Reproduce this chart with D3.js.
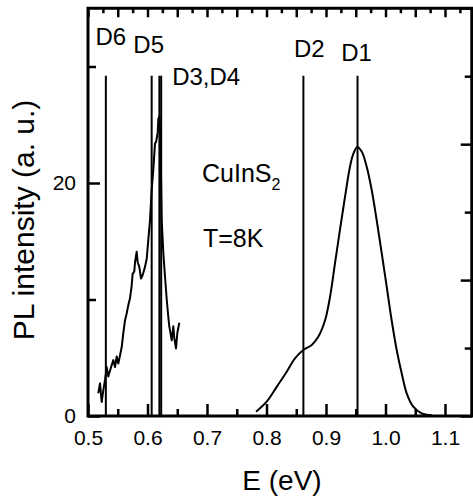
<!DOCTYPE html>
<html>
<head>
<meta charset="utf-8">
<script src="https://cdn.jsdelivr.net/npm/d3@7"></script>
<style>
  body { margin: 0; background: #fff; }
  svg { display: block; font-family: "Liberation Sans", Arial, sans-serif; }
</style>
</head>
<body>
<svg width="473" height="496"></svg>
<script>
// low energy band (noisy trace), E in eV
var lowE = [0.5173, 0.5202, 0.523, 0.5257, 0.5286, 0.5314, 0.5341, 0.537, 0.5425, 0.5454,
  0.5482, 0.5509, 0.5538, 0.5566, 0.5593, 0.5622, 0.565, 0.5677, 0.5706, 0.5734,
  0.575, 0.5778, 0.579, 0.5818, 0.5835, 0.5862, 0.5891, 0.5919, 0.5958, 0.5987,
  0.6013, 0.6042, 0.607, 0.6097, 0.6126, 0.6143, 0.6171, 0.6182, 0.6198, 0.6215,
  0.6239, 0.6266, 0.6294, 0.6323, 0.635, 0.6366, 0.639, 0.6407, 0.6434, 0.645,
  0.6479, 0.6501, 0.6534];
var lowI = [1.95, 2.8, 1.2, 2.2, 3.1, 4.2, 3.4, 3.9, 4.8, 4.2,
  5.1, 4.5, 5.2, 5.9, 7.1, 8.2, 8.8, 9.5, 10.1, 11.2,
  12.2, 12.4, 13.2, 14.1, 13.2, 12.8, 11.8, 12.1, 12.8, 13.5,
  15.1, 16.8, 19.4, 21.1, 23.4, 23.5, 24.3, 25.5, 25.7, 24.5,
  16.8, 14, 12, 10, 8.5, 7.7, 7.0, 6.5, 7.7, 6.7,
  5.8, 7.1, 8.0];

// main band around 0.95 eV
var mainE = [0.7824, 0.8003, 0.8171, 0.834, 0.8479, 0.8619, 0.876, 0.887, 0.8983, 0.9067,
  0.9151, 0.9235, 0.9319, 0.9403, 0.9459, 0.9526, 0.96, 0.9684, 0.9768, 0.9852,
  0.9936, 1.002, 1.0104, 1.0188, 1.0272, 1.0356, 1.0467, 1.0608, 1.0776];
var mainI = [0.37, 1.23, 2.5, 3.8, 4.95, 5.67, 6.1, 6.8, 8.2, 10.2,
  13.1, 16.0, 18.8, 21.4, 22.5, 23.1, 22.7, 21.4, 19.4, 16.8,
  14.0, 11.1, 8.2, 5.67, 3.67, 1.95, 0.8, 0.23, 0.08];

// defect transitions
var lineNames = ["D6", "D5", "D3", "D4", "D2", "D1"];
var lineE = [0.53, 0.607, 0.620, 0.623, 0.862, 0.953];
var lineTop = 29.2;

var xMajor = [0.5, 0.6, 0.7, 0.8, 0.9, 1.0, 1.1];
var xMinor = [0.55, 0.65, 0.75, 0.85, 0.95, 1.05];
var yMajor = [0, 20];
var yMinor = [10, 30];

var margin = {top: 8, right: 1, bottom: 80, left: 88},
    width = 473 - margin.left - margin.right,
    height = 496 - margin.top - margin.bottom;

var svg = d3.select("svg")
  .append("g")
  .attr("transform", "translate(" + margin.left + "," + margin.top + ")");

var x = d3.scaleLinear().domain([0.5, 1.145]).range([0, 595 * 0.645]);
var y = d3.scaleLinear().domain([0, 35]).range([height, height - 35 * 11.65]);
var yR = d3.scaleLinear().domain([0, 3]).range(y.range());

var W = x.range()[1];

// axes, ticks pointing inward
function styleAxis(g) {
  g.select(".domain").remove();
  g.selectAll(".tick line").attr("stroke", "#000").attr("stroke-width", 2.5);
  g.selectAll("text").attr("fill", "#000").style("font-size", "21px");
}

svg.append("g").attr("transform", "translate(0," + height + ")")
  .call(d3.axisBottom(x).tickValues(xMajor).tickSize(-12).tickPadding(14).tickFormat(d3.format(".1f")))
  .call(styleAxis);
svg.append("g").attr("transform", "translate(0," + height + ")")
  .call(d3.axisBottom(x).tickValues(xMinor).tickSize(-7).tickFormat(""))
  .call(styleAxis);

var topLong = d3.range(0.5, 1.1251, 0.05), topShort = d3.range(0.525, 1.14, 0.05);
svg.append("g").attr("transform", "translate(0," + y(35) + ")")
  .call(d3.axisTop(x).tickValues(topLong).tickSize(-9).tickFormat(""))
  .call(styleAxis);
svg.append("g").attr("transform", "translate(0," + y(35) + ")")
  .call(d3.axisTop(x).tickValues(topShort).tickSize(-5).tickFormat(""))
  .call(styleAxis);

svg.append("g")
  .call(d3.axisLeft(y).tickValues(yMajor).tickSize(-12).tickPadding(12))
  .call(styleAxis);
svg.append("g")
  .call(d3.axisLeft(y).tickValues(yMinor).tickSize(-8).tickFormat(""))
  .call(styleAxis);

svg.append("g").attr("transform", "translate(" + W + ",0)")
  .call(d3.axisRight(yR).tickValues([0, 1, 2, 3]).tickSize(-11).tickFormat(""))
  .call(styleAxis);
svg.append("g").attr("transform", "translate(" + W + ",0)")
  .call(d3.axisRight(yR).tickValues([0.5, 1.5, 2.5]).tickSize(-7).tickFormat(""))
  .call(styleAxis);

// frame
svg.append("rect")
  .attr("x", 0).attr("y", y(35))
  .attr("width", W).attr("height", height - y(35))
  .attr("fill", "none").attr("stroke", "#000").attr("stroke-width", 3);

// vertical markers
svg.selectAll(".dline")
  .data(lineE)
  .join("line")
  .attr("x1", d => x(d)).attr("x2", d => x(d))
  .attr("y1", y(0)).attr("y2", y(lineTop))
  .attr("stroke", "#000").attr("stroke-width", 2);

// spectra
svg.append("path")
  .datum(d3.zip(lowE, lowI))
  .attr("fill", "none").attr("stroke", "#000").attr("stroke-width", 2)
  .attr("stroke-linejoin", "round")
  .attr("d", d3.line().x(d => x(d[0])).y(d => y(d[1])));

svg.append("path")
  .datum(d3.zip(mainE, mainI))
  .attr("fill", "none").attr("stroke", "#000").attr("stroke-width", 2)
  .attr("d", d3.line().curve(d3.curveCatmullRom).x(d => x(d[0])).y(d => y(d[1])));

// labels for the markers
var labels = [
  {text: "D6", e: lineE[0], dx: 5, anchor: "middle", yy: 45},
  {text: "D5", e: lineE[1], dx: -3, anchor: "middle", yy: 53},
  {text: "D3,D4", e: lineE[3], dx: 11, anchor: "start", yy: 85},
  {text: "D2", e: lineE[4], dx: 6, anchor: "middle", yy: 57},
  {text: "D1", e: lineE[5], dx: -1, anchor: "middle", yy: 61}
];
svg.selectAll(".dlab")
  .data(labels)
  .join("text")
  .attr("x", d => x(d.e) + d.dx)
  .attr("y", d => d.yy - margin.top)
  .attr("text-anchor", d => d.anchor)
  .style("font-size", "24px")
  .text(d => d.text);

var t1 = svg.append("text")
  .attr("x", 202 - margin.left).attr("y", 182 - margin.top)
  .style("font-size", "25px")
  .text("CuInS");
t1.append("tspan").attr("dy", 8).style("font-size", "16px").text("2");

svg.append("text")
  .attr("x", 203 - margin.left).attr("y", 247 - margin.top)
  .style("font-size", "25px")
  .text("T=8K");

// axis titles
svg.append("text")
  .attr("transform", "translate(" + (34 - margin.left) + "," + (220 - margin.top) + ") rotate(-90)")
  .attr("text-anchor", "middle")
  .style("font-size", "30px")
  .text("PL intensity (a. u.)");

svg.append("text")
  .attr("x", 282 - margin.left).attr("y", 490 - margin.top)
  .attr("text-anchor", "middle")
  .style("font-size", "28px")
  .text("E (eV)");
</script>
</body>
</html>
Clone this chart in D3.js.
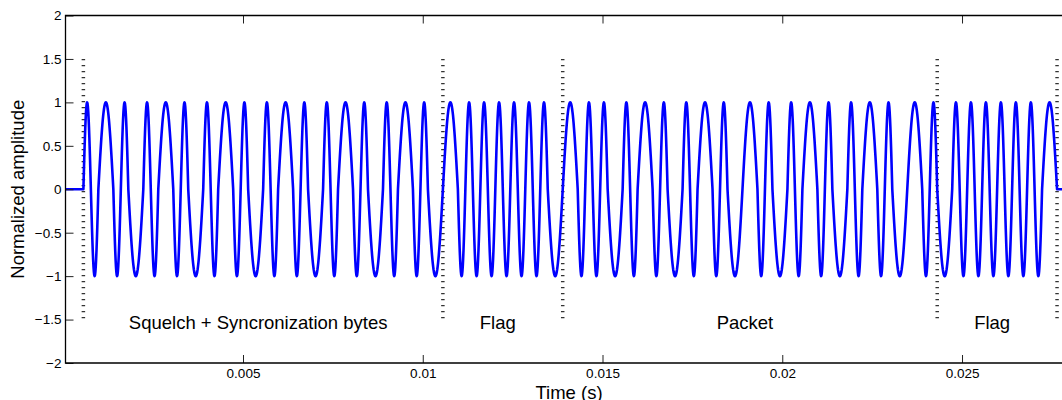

——————————

Omit every picture, then reproduce the rest of the listing exactly.

Reproduce this chart with D3.js.
<!DOCTYPE html>
<html>
<head>
<meta charset="utf-8">
<script src="https://cdn.jsdelivr.net/npm/d3@7"></script>
<style>
  body { margin: 0; background: #fff; }
  svg { display: block; font-family: "Liberation Sans", Arial, sans-serif; }
</style>
</head>
<body>
<svg width="473" height="496"></svg>
<script>
// low energy band (noisy trace), E in eV
var lowE = [0.5173, 0.5202, 0.523, 0.5257, 0.5286, 0.5314, 0.5341, 0.537, 0.5425, 0.5454,
  0.5482, 0.5509, 0.5538, 0.5566, 0.5593, 0.5622, 0.565, 0.5677, 0.5706, 0.5734,
  0.575, 0.5778, 0.579, 0.5818, 0.5835, 0.5862, 0.5891, 0.5919, 0.5958, 0.5987,
  0.6013, 0.6042, 0.607, 0.6097, 0.6126, 0.6143, 0.6171, 0.6182, 0.6198, 0.6215,
  0.6239, 0.6266, 0.6294, 0.6323, 0.635, 0.6366, 0.639, 0.6407, 0.6434, 0.645,
  0.6479, 0.6501, 0.6534];
var lowI = [1.95, 2.8, 1.2, 2.2, 3.1, 4.2, 3.4, 3.9, 4.8, 4.2,
  5.1, 4.5, 5.2, 5.9, 7.1, 8.2, 8.8, 9.5, 10.1, 11.2,
  12.2, 12.4, 13.2, 14.1, 13.2, 12.8, 11.8, 12.1, 12.8, 13.5,
  15.1, 16.8, 19.4, 21.1, 23.4, 23.5, 24.3, 25.5, 25.7, 24.5,
  16.8, 14, 12, 10, 8.5, 7.7, 7.0, 6.5, 7.7, 6.7,
  5.8, 7.1, 8.0];

// main band around 0.95 eV
var mainE = [0.7824, 0.8003, 0.8171, 0.834, 0.8479, 0.8619, 0.876, 0.887, 0.8983, 0.9067,
  0.9151, 0.9235, 0.9319, 0.9403, 0.9459, 0.9526, 0.96, 0.9684, 0.9768, 0.9852,
  0.9936, 1.002, 1.0104, 1.0188, 1.0272, 1.0356, 1.0467, 1.0608, 1.0776];
var mainI = [0.37, 1.23, 2.5, 3.8, 4.95, 5.67, 6.1, 6.8, 8.2, 10.2,
  13.1, 16.0, 18.8, 21.4, 22.5, 23.1, 22.7, 21.4, 19.4, 16.8,
  14.0, 11.1, 8.2, 5.67, 3.67, 1.95, 0.8, 0.23, 0.08];

// defect transitions
var lineNames = ["D6", "D5", "D3", "D4", "D2", "D1"];
var lineE = [0.53, 0.607, 0.620, 0.623, 0.862, 0.953];
var lineTop = 29.2;

var xMajor = [0.5, 0.6, 0.7, 0.8, 0.9, 1.0, 1.1];
var xMinor = [0.55, 0.65, 0.75, 0.85, 0.95, 1.05];
var yMajor = [0, 20];
var yMinor = [10, 30];

var margin = {top: 8, right: 1, bottom: 80, left: 88},
    width = 473 - margin.left - margin.right,
    height = 496 - margin.top - margin.bottom;

var svg = d3.select("svg")
  .append("g")
  .attr("transform", "translate(" + margin.left + "," + margin.top + ")");

var x = d3.scaleLinear().domain([0.5, 1.145]).range([0, 595 * 0.645]);
var y = d3.scaleLinear().domain([0, 35]).range([height, height - 35 * 11.65]);
var yR = d3.scaleLinear().domain([0, 3]).range(y.range());

var W = x.range()[1];

// axes, ticks pointing inward
function styleAxis(g) {
  g.select(".domain").remove();
  g.selectAll(".tick line").attr("stroke", "#000").attr("stroke-width", 2.5);
  g.selectAll("text").attr("fill", "#000").style("font-size", "21px");
}

svg.append("g").attr("transform", "translate(0," + height + ")")
  .call(d3.axisBottom(x).tickValues(xMajor).tickSize(-12).tickPadding(14).tickFormat(d3.format(".1f")))
  .call(styleAxis);
svg.append("g").attr("transform", "translate(0," + height + ")")
  .call(d3.axisBottom(x).tickValues(xMinor).tickSize(-7).tickFormat(""))
  .call(styleAxis);

var topLong = d3.range(0.5, 1.1251, 0.05), topShort = d3.range(0.525, 1.14, 0.05);
svg.append("g").attr("transform", "translate(0," + y(35) + ")")
  .call(d3.axisTop(x).tickValues(topLong).tickSize(-9).tickFormat(""))
  .call(styleAxis);
svg.append("g").attr("transform", "translate(0," + y(35) + ")")
  .call(d3.axisTop(x).tickValues(topShort).tickSize(-5).tickFormat(""))
  .call(styleAxis);

svg.append("g")
  .call(d3.axisLeft(y).tickValues(yMajor).tickSize(-12).tickPadding(12))
  .call(styleAxis);
svg.append("g")
  .call(d3.axisLeft(y).tickValues(yMinor).tickSize(-8).tickFormat(""))
  .call(styleAxis);

svg.append("g").attr("transform", "translate(" + W + ",0)")
  .call(d3.axisRight(yR).tickValues([0, 1, 2, 3]).tickSize(-11).tickFormat(""))
  .call(styleAxis);
svg.append("g").attr("transform", "translate(" + W + ",0)")
  .call(d3.axisRight(yR).tickValues([0.5, 1.5, 2.5]).tickSize(-7).tickFormat(""))
  .call(styleAxis);

// frame
svg.append("rect")
  .attr("x", 0).attr("y", y(35))
  .attr("width", W).attr("height", height - y(35))
  .attr("fill", "none").attr("stroke", "#000").attr("stroke-width", 3);

// vertical markers
svg.selectAll(".dline")
  .data(lineE)
  .join("line")
  .attr("x1", d => x(d)).attr("x2", d => x(d))
  .attr("y1", y(0)).attr("y2", y(lineTop))
  .attr("stroke", "#000").attr("stroke-width", 2);

// spectra
svg.append("path")
  .datum(d3.zip(lowE, lowI))
  .attr("fill", "none").attr("stroke", "#000").attr("stroke-width", 2)
  .attr("stroke-linejoin", "round")
  .attr("d", d3.line().x(d => x(d[0])).y(d => y(d[1])));

svg.append("path")
  .datum(d3.zip(mainE, mainI))
  .attr("fill", "none").attr("stroke", "#000").attr("stroke-width", 2)
  .attr("d", d3.line().curve(d3.curveCatmullRom).x(d => x(d[0])).y(d => y(d[1])));

// labels for the markers
var labels = [
  {text: "D6", e: lineE[0], dx: 5, anchor: "middle", yy: 45},
  {text: "D5", e: lineE[1], dx: -3, anchor: "middle", yy: 53},
  {text: "D3,D4", e: lineE[3], dx: 11, anchor: "start", yy: 85},
  {text: "D2", e: lineE[4], dx: 6, anchor: "middle", yy: 57},
  {text: "D1", e: lineE[5], dx: -1, anchor: "middle", yy: 61}
];
svg.selectAll(".dlab")
  .data(labels)
  .join("text")
  .attr("x", d => x(d.e) + d.dx)
  .attr("y", d => d.yy - margin.top)
  .attr("text-anchor", d => d.anchor)
  .style("font-size", "24px")
  .text(d => d.text);

var t1 = svg.append("text")
  .attr("x", 202 - margin.left).attr("y", 182 - margin.top)
  .style("font-size", "25px")
  .text("CuInS");
t1.append("tspan").attr("dy", 8).style("font-size", "16px").text("2");

svg.append("text")
  .attr("x", 203 - margin.left).attr("y", 247 - margin.top)
  .style("font-size", "25px")
  .text("T=8K");

// axis titles
svg.append("text")
  .attr("transform", "translate(" + (34 - margin.left) + "," + (220 - margin.top) + ") rotate(-90)")
  .attr("text-anchor", "middle")
  .style("font-size", "30px")
  .text("PL intensity (a. u.)");

svg.append("text")
  .attr("x", 282 - margin.left).attr("y", 490 - margin.top)
  .attr("text-anchor", "middle")
  .style("font-size", "28px")
  .text("E (eV)");
</script>
</body>
</html>
Clone this chart in D3.js.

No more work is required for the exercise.